Locals were left rolling their tongues around such unfamiliar words as “bowsers” and “sandbags” and panic buying at Tesco replaced a stroll around the farmers’ market. Beautiful homes and thriving companies, the kind so often featured in the pages of Cotswold Life, for which I write the business pages, were devastated and displaced.
Yet the local media, as the people themselves, did their utmost to carry on regardless and reflected the general, and genuine, spirit of everyone pulling together.
While stories featured in the national press reported isolated, and quite possibly apocryphal, incidents of unidentified youths urinating in said bowsers and looting the hurriedly emptied homes, the daily Gloucester Citizen took an altogether more upbeat and positive tone, making much of the local pizza restaurant keeping hungry firefighters going and the efforts of the town’s traders to help less-fortunate patrons. Its letters pages were full of rousing letters of thanks and support.
Similarly upbeat, the Citizen’s sister paper, Cheltenham’s Gloucestershire Echo, reported how “good Samaritan” neighbours had carried a young woman in labour through the rain to a waiting ambulance – cue pictures of the healthy baby boy.. Equally resolute were the couple who probably wished they had never heard of Tewkesbury, let alone decided to celebrate their marriage there, still smiling after a disastrously washedout wedding. The letters pages were full of gratitude and praise, highlighting the sense of community created by being thrown, quite literally in some cases, into the same boat as their neighbours.
The local dailies have played an important part in keeping their readers in touch – in one instance, distributing copies of the Echo by kayak. Perhaps their efforts will be rewarded by reader loyalty in the months to come.
The weekly newspapers, by definition less reactive during a crisis situation changing by the hour, went for more of an overview. The Wilts and Gloucestershire Standard, which serves the Cotswolds around Cirencester and Tetbury, decided that pictures said more than words when it came to The Great Flood, as it dubbed the “downpour of biblical proportions”. It was a good call, and readers contributed many of their own images to tell their personal story of the flood’s effects.
Meanwhile, the Stroud News and Journal took a slightly more combative tone, asking tart questions about Severn Trent Water’s contingency plans and why sandbags were delivered with no sand. The clean-up and consequences for local business are clearly going to be keenly watched by those at the SNAJ.

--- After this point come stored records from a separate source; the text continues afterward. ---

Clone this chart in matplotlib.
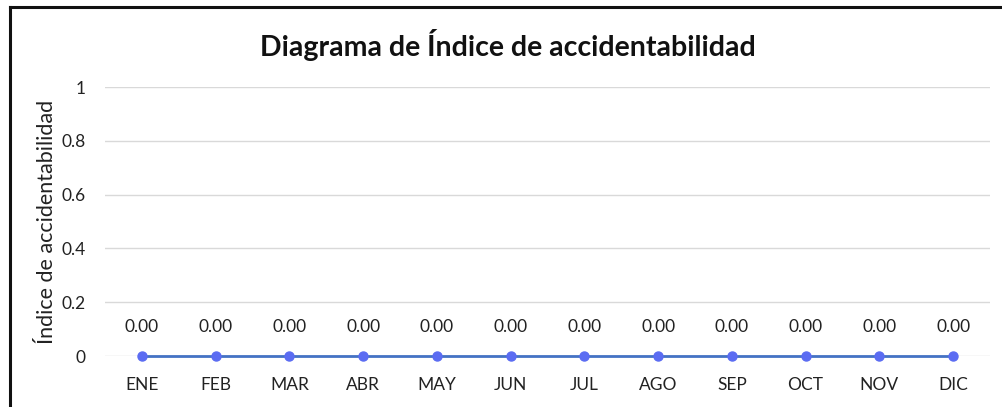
import matplotlib.pyplot as plt
from matplotlib.lines import Line2D

months = ["ENE", "FEB", "MAR", "ABR", "MAY", "JUN",
          "JUL", "AGO", "SEP", "OCT", "NOV", "DIC"]
indice = [0.00, 0.00, 0.00, 0.00, 0.00, 0.00,
          0.00, 0.00, 0.00, 0.00, 0.00, 0.00]
y_ticks = [0, 0.2, 0.4, 0.6, 0.8, 1]
y_tick_labels = ["0", "0.2", "0.4", "0.6", "0.8", "1"]

plt.rcParams["font.family"] = ["Lato", "DejaVu Sans"]

fig = plt.figure(figsize=(10.03, 4.07), dpi=100)
ax = fig.add_axes([0.1047, 0.1253, 0.8823, 0.6609])

x = list(range(len(months)))
ax.plot(x, indice, color="#4472C4", linewidth=2.0, marker="o",
        markersize=6.5, markerfacecolor="#5B6CF2", markeredgecolor="#5B6CF2",
        zorder=3, clip_on=False)

for xi, v in zip(x, indice):
    ax.annotate(f"{v:.2f}", (xi, v), xytext=(0, 21), textcoords="offset points",
                ha="center", va="center", fontsize=12.5, color="#222222")

ax.set_xlim(-0.5, len(months) - 0.5)
ax.set_ylim(0, 1)
ax.set_yticks(y_ticks)
ax.set_yticklabels(y_tick_labels)
ax.set_xticks(x)
ax.set_xticklabels(months)
ax.tick_params(axis="both", length=0, labelsize=12.5, colors="#222222")
ax.tick_params(axis="y", pad=14)
ax.tick_params(axis="x", pad=15)
ax.yaxis.grid(True, color="#D9D9D9", linewidth=1)
ax.set_axisbelow(True)
for s in ax.spines.values():
    s.set_visible(False)

ax.set_ylabel("Índice de accidentabilidad", fontsize=15.5, color="#222222")
ax.yaxis.set_label_coords(-0.054, 0.5)

fig.text(0.506, 0.89, "Diagrama de Índice de accidentabilidad",
         ha="center", va="center", fontsize=20.5, fontweight="bold",
         color="#111111")

# chart frame (left and top edges)
fig.add_artist(Line2D([0.0095, 0.0095], [0.0, 0.984], color="#111111",
                      linewidth=2.2, transform=fig.transFigure))
fig.add_artist(Line2D([0.0095, 1.0], [0.984, 0.984], color="#111111",
                      linewidth=2.2, transform=fig.transFigure))

fig.savefig("out.png", dpi=100)
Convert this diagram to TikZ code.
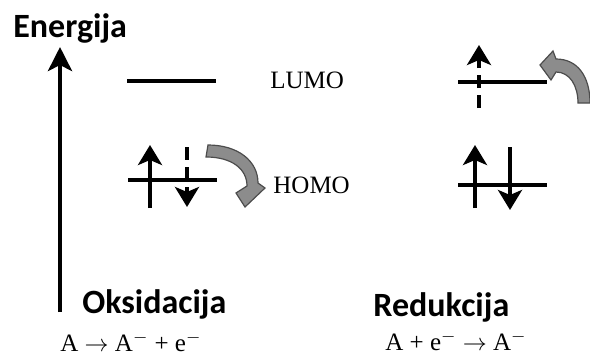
\documentclass[tikz,border=0pt]{standalone}
\usepackage{fontspec}
\setmainfont{Liberation Serif}
\newfontfamily\labelfont{Carlito}
\usetikzlibrary{arrows.meta}

\begin{document}
\begin{tikzpicture}[x=0.5pt,y=-0.5pt,
	level/.style={line width=2.3pt},
	spin/.style={line width=2.2pt,-{Stealth[length=10pt,width=12pt,inset=2.5pt]}},
	halfspin/.style={spin,dash pattern=on 6.5pt off 3.5pt},
	axis/.style={line width=2.3pt,-{Stealth[length=12pt,width=12pt,inset=3pt]}},
	transfer/.style={fill=black!45,draw=black!70,line width=0.6pt},
	title/.style={font=\labelfont\bfseries\fontsize{17}{20}\selectfont,inner sep=0,anchor=base west},
	orbital/.style={font=\fontsize{12.5}{15}\selectfont,inner sep=0,anchor=base west}]
	\useasboundingbox (0,0) rectangle (590,354);
	\node[title] (energy) at (13,37) {Energija};
	\coordinate (a0) at (60,312);
	\coordinate (a1) at (60,47);
	\draw[axis] (a0) -- (a1);
	\coordinate (l1) at (127,81);
	\coordinate (l2) at (216,81);
	\coordinate (h1) at (128,180);
	\coordinate (h2) at (217,180);
	\coordinate (r1) at (458,82);
	\coordinate (r2) at (547,82);
	\coordinate (s1) at (458,185);
	\coordinate (s2) at (547,185);
	\draw[level] (l1) -- (l2);
	\draw[level] (h1) -- (h2);
	\draw[level] (r1) -- (r2);
	\draw[level] (s1) -- (s2);
	\coordinate (u1) at (150,208);
	\coordinate (u2) at (150,145);
	\coordinate (d1) at (187,147);
	\coordinate (d2) at (187,207);
	\coordinate (v1) at (479,108);
	\coordinate (v2) at (479,45);
	\coordinate (w1) at (475,208);
	\coordinate (w2) at (475,145);
	\coordinate (e1) at (510,147);
	\coordinate (e2) at (510,210);
	\draw[spin] (u1) -- (u2);
	\draw[halfspin] (d1) -- (d2);
	\draw[halfspin] (v1) -- (v2);
	\draw[spin] (w1) -- (w2);
	\draw[spin] (e1) -- (e2);
	\filldraw[transfer] (208,145) .. controls (238,145) and (258,161) .. (258,183) -- (265,188) -- (245,207) -- (236,193) -- (247,186) .. controls (247,169) and (232,157) .. (206,157) -- cycle;
	\filldraw[transfer] (578,103) .. controls (578,86) and (570,72) .. (556,72) -- (551,80) -- (540,65) -- (553,51) -- (556,59) .. controls (578,59) and (590,77) .. (590,103) -- cycle;
	\node[orbital] (lumo) at (270,88) {LUMO};
	\node[orbital] (homo) at (273,193) {HOMO};
	\node[title] (ox) at (82,313) {Oksidacija};
	\node[orbital] (oxeq) at (60,351) {A $\rightarrow$ A$^-$ + e$^-$};
	\node[title] (red) at (373,316) {Redukcija};
	\node[orbital] (redeq) at (385,350) {A + e$^-$ $\rightarrow$ A$^-$};
\end{tikzpicture}
\end{document}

While the main national news bulletins were broadcast live from the lapping water in Gloucester, sometimes by presenters uncomfortably appearing to wish they were at home in Notting Hill, both ITV and BBC local news teams came into their own. Most of Gloucestershire used to be served by ITV’s Central News South, greatly lamented by those of us now forced to watch the lacklustre and largely irrelevant Thames Valley Tonight.
Chief Gloucester reporter Ken Goodwin, based in the city for 20 years, gave a real air of authority on the situation of reports that now go out for ITV West – clearly a man who knew all about the background to the floods and the right questions to ask.
Also not afraid to get their wellies wet were Steve Knibbs and Seb Choudhury for BBC Points West, both local lads who gave strong accounts of how the water had infiltrated every aspect of life in their patch – and who were likely to be heading home to the same dry taps and flooded roads they had highlighted on their day shift.